Pubdate: Mon, 22 Mar 2004
Source: Winnipeg Free Press (CN MB)
Copyright: 2004 Winnipeg Free Press
Contact:  http://www.winnipegfreepress.com/
Details: http://www.mapinc.org/media/502
Author: Dean Beeby, Canadian Press
Bookmark: http://www.mapinc.org/topics/Health+Canada
Bookmark: http://www.mapinc.org/topics/Flin+Flon
Bookmark: http://www.mapinc.org/mmjcn.htm (Cannabis - Medicinal - Canada)

PHARMACIES MAY START STOCKING MARIJUANA

OTTAWA -- Health Canada plans to make government-certified marijuana
available in pharmacies, a move that could rapidly boost the number of
registered medical users.

Officials are organizing a pilot project in British Columbia, modelled
on a year-old program in the Netherlands, that would allow medical
users to buy marijuana at their local drugstore.

Currently, there are 78 medical users in Canada permitted to buy
Health Canada marijuana, which is grown in Flin Flon. The 30-gram bags
of dried buds, sold for $150 each, now are sent by courier directly to
patients or to their doctors.

Changing Regulations

But the department is changing the regulations to allow participating
pharmacies to stock marijuana for sale to approved patients.

A notice of the change is expected to be made public this spring,
allowing for drugstore distribution later in the year. "We're just at
the preliminary stages right now," said Robin O'Brien, a consulting
pharmacist who is organizing the pilot project for Health Canada.
"We're not quite sure how it's going to fit."

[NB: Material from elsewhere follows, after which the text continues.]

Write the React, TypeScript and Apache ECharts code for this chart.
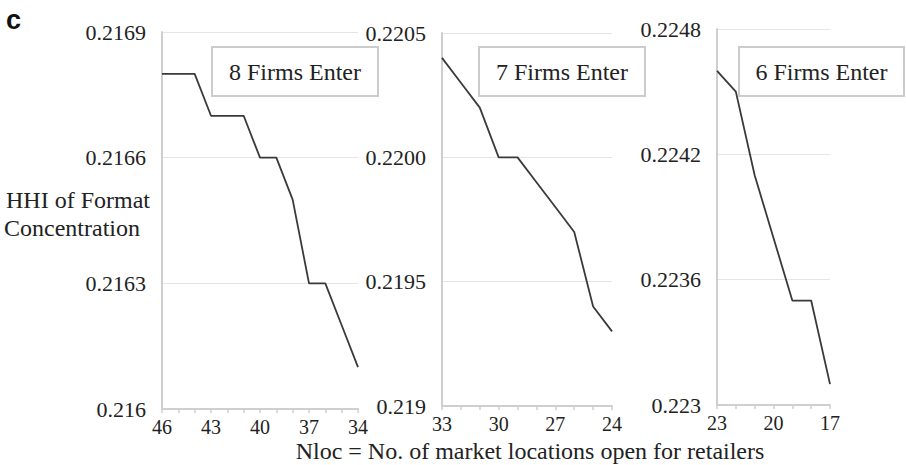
import React, { useEffect, useRef } from "react";
import * as echarts from "echarts";

// Panel 1: 8 firms enter
const nloc8 = ["46", "45", "44", "43", "42", "41", "40", "39", "38", "37", "36", "35", "34"];
const hhi8 = [0.2168, 0.2168, 0.2168, 0.2167, 0.2167, 0.2167, 0.2166, 0.2166, 0.2165, 0.2163, 0.2163, 0.2162, 0.2161];
const yTicks8 = [0.216, 0.2163, 0.2166, 0.2169];
const yLabels8 = ["0.216", "0.2163", "0.2166", "0.2169"];

// Panel 2: 7 firms enter
const nloc7 = ["33", "32", "31", "30", "29", "28", "27", "26", "25", "24"];
const hhi7 = [0.2204, 0.2203, 0.2202, 0.22, 0.22, 0.2199, 0.2198, 0.2197, 0.2194, 0.2193];
const yTicks7 = [0.219, 0.2195, 0.22, 0.2205];
const yLabels7 = ["0.219", "0.2195", "0.2200", "0.2205"];

// Panel 3: 6 firms enter
const nloc6 = ["23", "22", "21", "20", "19", "18", "17"];
const hhi6 = [0.2246, 0.2245, 0.2241, 0.2238, 0.2235, 0.2235, 0.2231];
const yTicks6 = [0.223, 0.2236, 0.2242, 0.2248];
const yLabels6 = ["0.223", "0.2236", "0.2242", "0.2248"];

const panelTitles = ["8 Firms Enter", "7 Firms Enter", "6 Firms Enter"];
const yTitleLines = ["HHI of Format", "Concentration"];
const xTitle = "Nloc = No. of market locations open for retailers";
const panelTag = "c";

const FONT = "Liberation Serif";

export default function App() {
  const ref = useRef<HTMLDivElement>(null);

  useEffect(() => {
    if (!ref.current) return;
    const chart = echarts.init(ref.current, null, { renderer: "svg" });

    const grids = [
      { left: 162, top: 32, width: 196, height: 377 },
      { left: 442, top: 33, width: 170, height: 373 },
      { left: 717, top: 29, width: 113, height: 376 },
    ];
    const cats = [nloc8, nloc7, nloc6];
    const vals = [hhi8, hhi7, hhi6];
    const ticks = [yTicks8, yTicks7, yTicks6];
    const labels = [yLabels8, yLabels7, yLabels6];

    const axisColor = "#cfcfcf";

    const xAxis = cats.map((c, i) => ({
      type: "category",
      gridIndex: i,
      data: c,
      boundaryGap: false,
      axisLine: { show: true, lineStyle: { color: axisColor, width: 2 } },
      axisTick: { show: true, interval: 0, length: 4, lineStyle: { color: axisColor, width: 1.5 } },
      axisLabel: { interval: 2, fontFamily: FONT, fontSize: 20, color: "#222", margin: 8 },
      splitLine: { show: false },
    }));

    const yAxis = ticks.map((t, i) => ({
      type: "value",
      gridIndex: i,
      min: t[0],
      max: t[t.length - 1],
      axisLine: { show: true, lineStyle: { color: axisColor, width: 2 } },
      axisTick: { show: false, customValues: t },
      axisLabel: {
        customValues: t,
        fontFamily: FONT,
        fontSize: 22,
        color: "#222",
        margin: 16,
        formatter: (v: number) => {
          let best = 0;
          for (let k = 1; k < t.length; k++) {
            if (Math.abs(t[k] - v) < Math.abs(t[best] - v)) best = k;
          }
          return labels[i][best];
        },
      },
      splitLine: { show: true, lineStyle: { color: "#e4e4e4", width: 1.2 } },
    }));

    const series: any[] = vals.map((v, i) => ({
      type: "line",
      xAxisIndex: i,
      yAxisIndex: i,
      data: v,
      symbol: "none",
      lineStyle: { color: "#3a3a3a", width: 1.8 },
      z: 3,
    }));

    const boxes = [
      { x: 212, w: 166 },
      { x: 479, w: 166 },
      { x: 739, w: 165 },
    ];

    const graphic: any[] = [];
    boxes.forEach((b, i) => {
      graphic.push({
        type: "rect",
        shape: { x: b.x, y: 47, width: b.w, height: 49 },
        style: { fill: "#fff", stroke: "#cccccc", lineWidth: 2 },
        z: 10,
      });
      graphic.push({
        type: "text",
        x: b.x + b.w / 2,
        y: 71.5,
        style: {
          text: panelTitles[i],
          fontFamily: FONT,
          fontSize: 24,
          fill: "#222",
          align: "center",
          verticalAlign: "middle",
        },
        z: 11,
      });
    });
    graphic.push({
      type: "text",
      x: 6,
      y: 200,
      style: { text: yTitleLines[0], fontFamily: FONT, fontSize: 24, fill: "#222", verticalAlign: "middle" },
    });
    graphic.push({
      type: "text",
      x: 4,
      y: 228,
      style: { text: yTitleLines[1], fontFamily: FONT, fontSize: 24, fill: "#222", verticalAlign: "middle" },
    });
    graphic.push({
      type: "text",
      x: 530,
      y: 451,
      style: {
        text: xTitle,
        fontFamily: FONT,
        fontSize: 24,
        fill: "#222",
        align: "center",
        verticalAlign: "middle",
      },
    });
    graphic.push({
      type: "text",
      x: 6,
      y: 20,
      style: {
        text: panelTag,
        fontFamily: "Liberation Sans",
        fontWeight: "bold",
        fontSize: 27,
        fill: "#111",
        verticalAlign: "middle",
      },
    });

    chart.setOption({
      animation: false,
      backgroundColor: "#fff",
      grid: grids,
      xAxis,
      yAxis,
      series,
      graphic,
    });

    return () => chart.dispose();
  }, []);

  return (
    <div
      ref={ref}
      style={{ position: "absolute", left: 0, top: 0, width: 906, height: 465 }}
    />
  );
}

Canada would become the second country in the world after the
Netherlands to allow the direct sale of medical marijuana in pharmacies.

The pilot project is slated for British Columbia because the
province's college of pharmacists issued a groundbreaking statement
last fall supporting the distribution of medical marijuana in
pharmacies, unlike most health-care organizations which have opposed
easier access.

'More Welcoming'

"Certainly the climate in British Columbia appears to be more
welcoming and supportive," O'Brien said. "This is a relatively safe
and non-toxic product."

Although the number of current approved users is small, O'Brien notes
that internal surveys for Health Canada have suggested up to seven per
cent of the British Columbia population - or about 290,000 people -
use marijuana for medical purposes, albeit illegally. Easier
availability of certified marijuana might encourage more medical users
to register with the government, rapidly boosting the number taking
advantage of legal dope, says O'Brien.